Grammar Mutation for Testing Input Parsers (Registered Report)

Abstract

Grammar-based fuzzing is an effective method for testing programs that consume structured inputs, particularly input parsers. A prerequisite of this method is to have a specification of the input format in the form of a grammar. Consequently, the success of a grammar-based fuzzing campaign is highly dependent on the available grammar. If the grammar does not accurately represent the input format, or if the system under test (SUT) does not conform strictly to that grammar, there may be an impedance mismatch between inputs generated via grammar-based fuzzing and inputs accepted by the SUT. Even if the SUT has been designed to strictly conform to the grammar, the SUT parser may exhibit vulnerabilities that would only be triggered by slightly invalid inputs. Grammar-based fuzzing, by construction, will not yield such edge case inputs.

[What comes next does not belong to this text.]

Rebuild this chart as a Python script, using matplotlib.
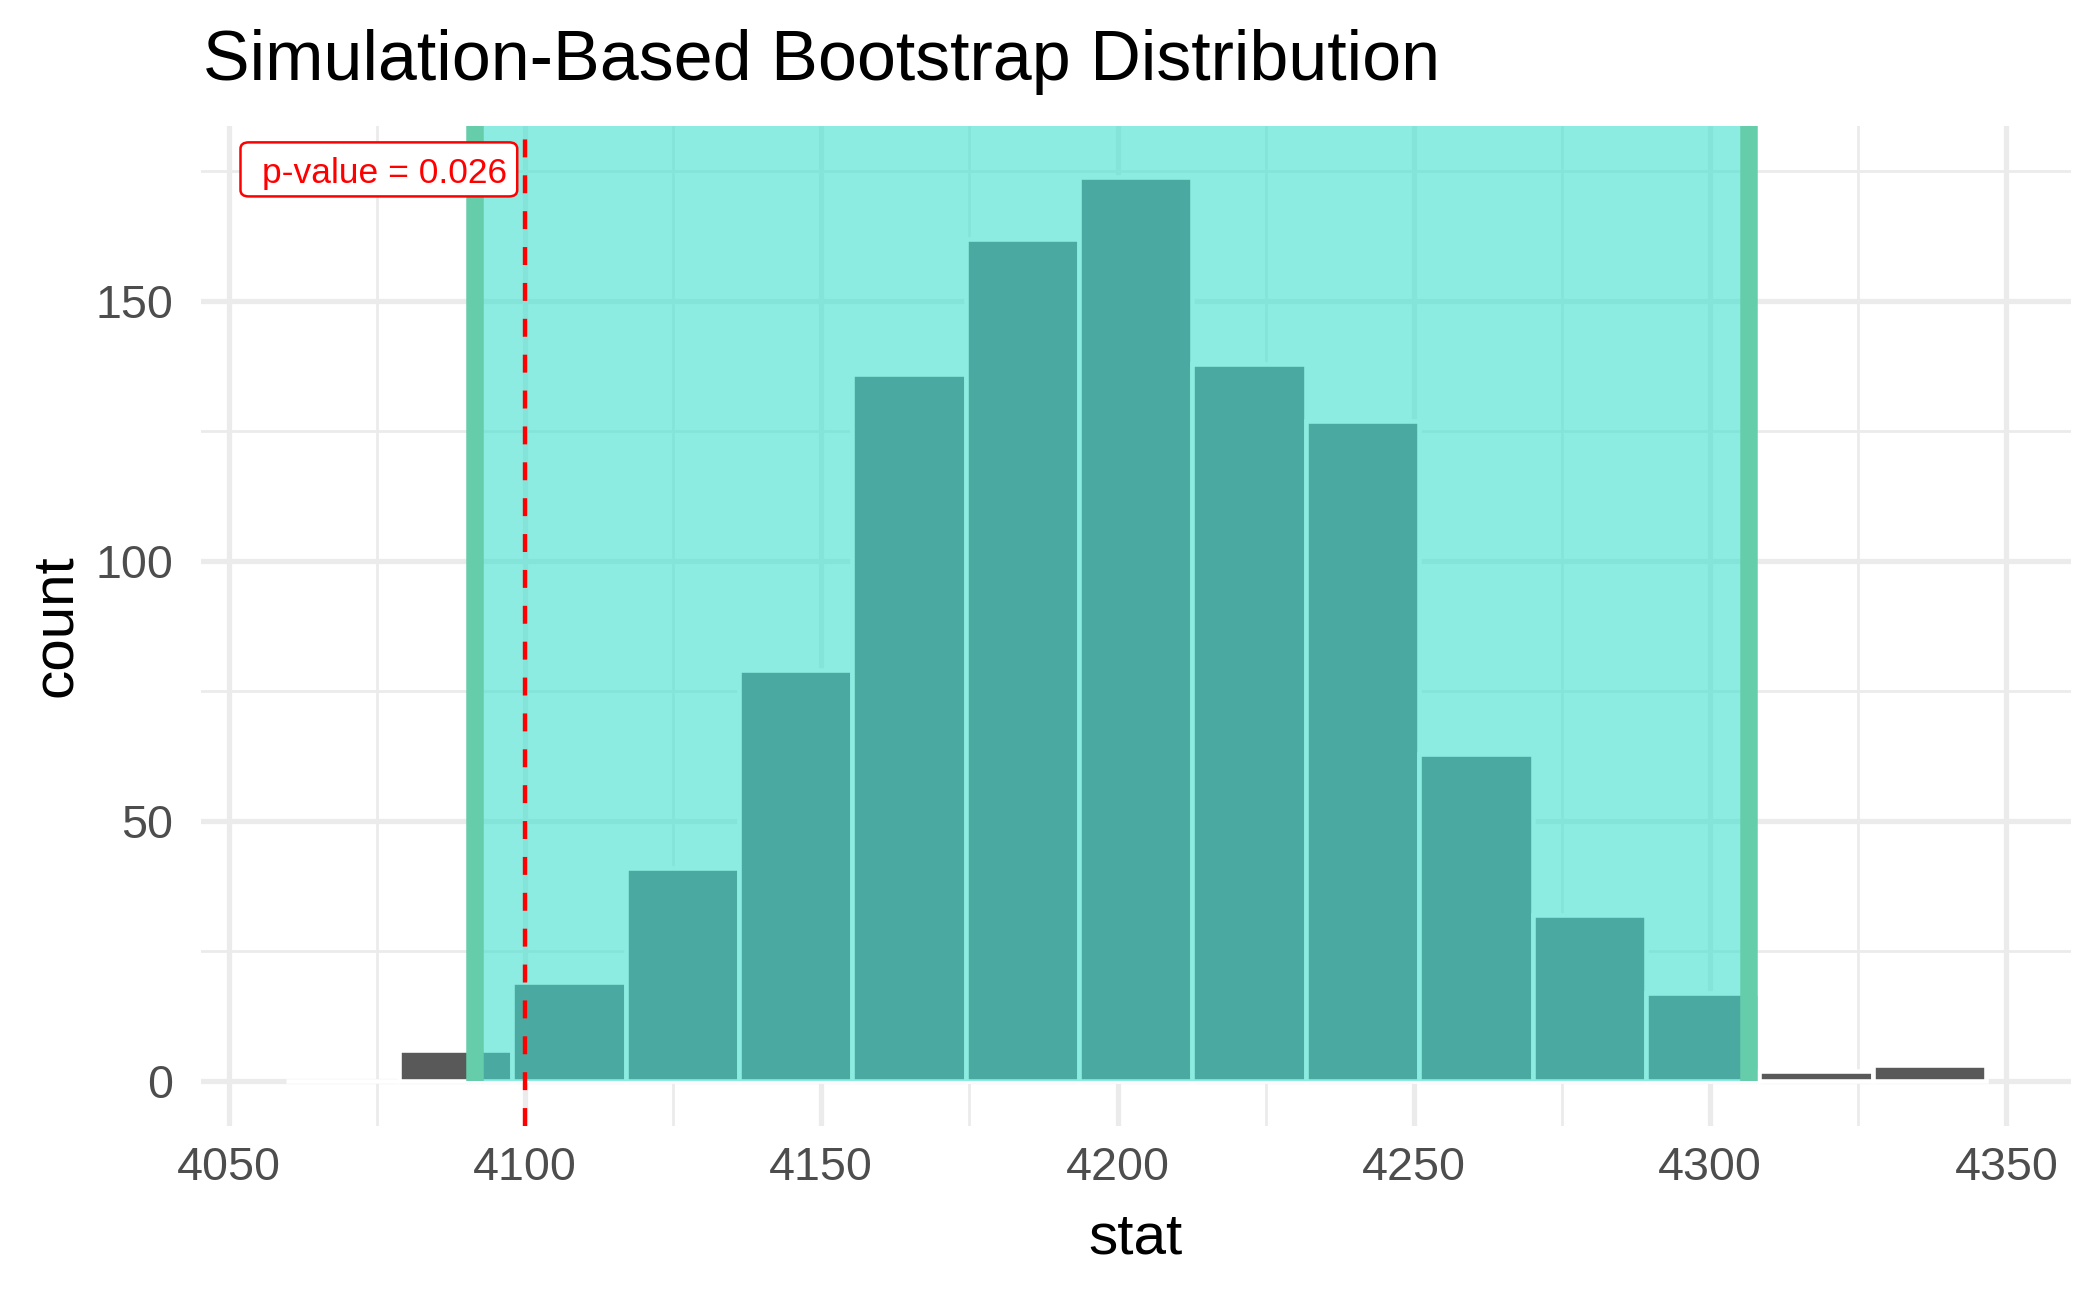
import numpy as np
import matplotlib
matplotlib.use("Agg")
import matplotlib.pyplot as plt
from matplotlib.patches import FancyBboxPatch

plt.rcParams['font.family'] = ['Liberation Sans', 'DejaVu Sans']

# histogram of the bootstrap statistic (15 bins)
bin_start = 4059.6
bin_width = 19.13
counts = [0, 6, 19, 41, 79, 136, 162, 174, 138, 127, 63, 32, 17, 2, 3]

# confidence interval endpoints and observed statistic
ci_low = 4091.6
ci_high = 4306.6
obs_stat = 4100
p_value = 0.026

x_ticks = [4050, 4100, 4150, 4200, 4250, 4300, 4350]
y_ticks = [0, 50, 100, 150]

title = "Simulation-Based Bootstrap Distribution"

lefts = bin_start + bin_width * np.arange(len(counts))
x_min, x_max = lefts[0], lefts[-1] + bin_width
x_pad = (x_max - x_min) * 0.05
y_top = 175  # label sits at the top gridline, so the scale reaches it
y_pad = y_top * 0.05

fig = plt.figure(figsize=(7, 1297 / 300), dpi=300)
ax = fig.add_axes([200.5 / 2100, 1 - 1126.4 / 1297, 1870.5 / 2100, 1000.4 / 1297])

ax.set_xlim(x_min - x_pad, x_max + x_pad)
ax.set_ylim(-y_pad, y_top + y_pad)
ax.set_xticks(x_ticks)
ax.set_xticks([t + 25 for t in x_ticks[:-1]], minor=True)
ax.set_yticks(y_ticks)
ax.set_yticks([t + 25 for t in y_ticks], minor=True)

ax.set_axisbelow(True)
ax.grid(which='major', color='#EBEBEB', lw=1.25)
ax.grid(which='minor', color='#EBEBEB', lw=0.65)
for s in ax.spines.values():
    s.set_visible(False)
ax.tick_params(which='both', length=0)
ax.tick_params(axis='y', pad=6.6, labelsize=11.2, labelcolor='#4D4D4D')
ax.tick_params(axis='x', pad=4.8, labelsize=11.2, labelcolor='#4D4D4D')

# bars
ax.bar(lefts, counts, width=bin_width, align='edge', color='#595959',
       edgecolor='white', linewidth=1.1, zorder=2)

# shaded CI
ymax = ax.get_ylim()[1]
ax.fill_betweenx([0, ymax], ci_low, ci_high, color='#40E0D0', alpha=0.6,
                 lw=0, zorder=3)
ax.vlines([ci_low, ci_high], 0, ymax, color='#66CDAA', lw=4.2, zorder=4)

# observed statistic
ax.axvline(obs_stat, color='red', lw=1.05, ls=(0, (4.1, 4.1)), zorder=5)

# p-value label
box = FancyBboxPatch((4052.0, 170.2), 46.7, 10.4,
                     boxstyle="round,pad=0,rounding_size=1.4",
                     mutation_aspect=5.196 / 5.929 * 1.0,
                     facecolor='white', edgecolor='red', lw=0.6, zorder=6)
ax.add_patch(box)
ax.text(4055.7, 172.75, "p-value = %.3f" % p_value, color='red', fontsize=8.5,
        ha='left', va='baseline', zorder=7)

ax.set_xlabel("stat", fontsize=14)
ax.xaxis.label.set_va('baseline')
ax.xaxis.set_label_coords(0.5, (1126.4 - 1253) / 1000.4)
ax.set_ylabel("count", fontsize=14)
ax.yaxis.label.set_va('center')
ax.yaxis.set_label_coords((56 - 200.5) / 1870.5, 0.501)

fig.text(203 / 2100, 1 - 80 / 1297, title, fontsize=16.8, ha='left', va='baseline')

fig.savefig("out.png", dpi=300)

To overcome these limitations, we present Gmutator, an approach that mutates an input grammar and leverages the Grammarinator fuzzer to produce inputs conforming to the mutated grammars. As a result, Gmutator can find inputs that do not conform to the original grammar but are (wrongly) accepted by an SUT. In addition, Gmutator-generated inputs have the potential to increase SUT code coverage compared with the standard approach. We present preliminary results applying Gmutator to two JSON parsing libraries, where we are able to identify a few inconsistencies and observe an increase in covered code. We propose a plan for a full experimental evaluation over four different input formats—JSON, XML, URL and Lua—and twelve SUTs (three per input format).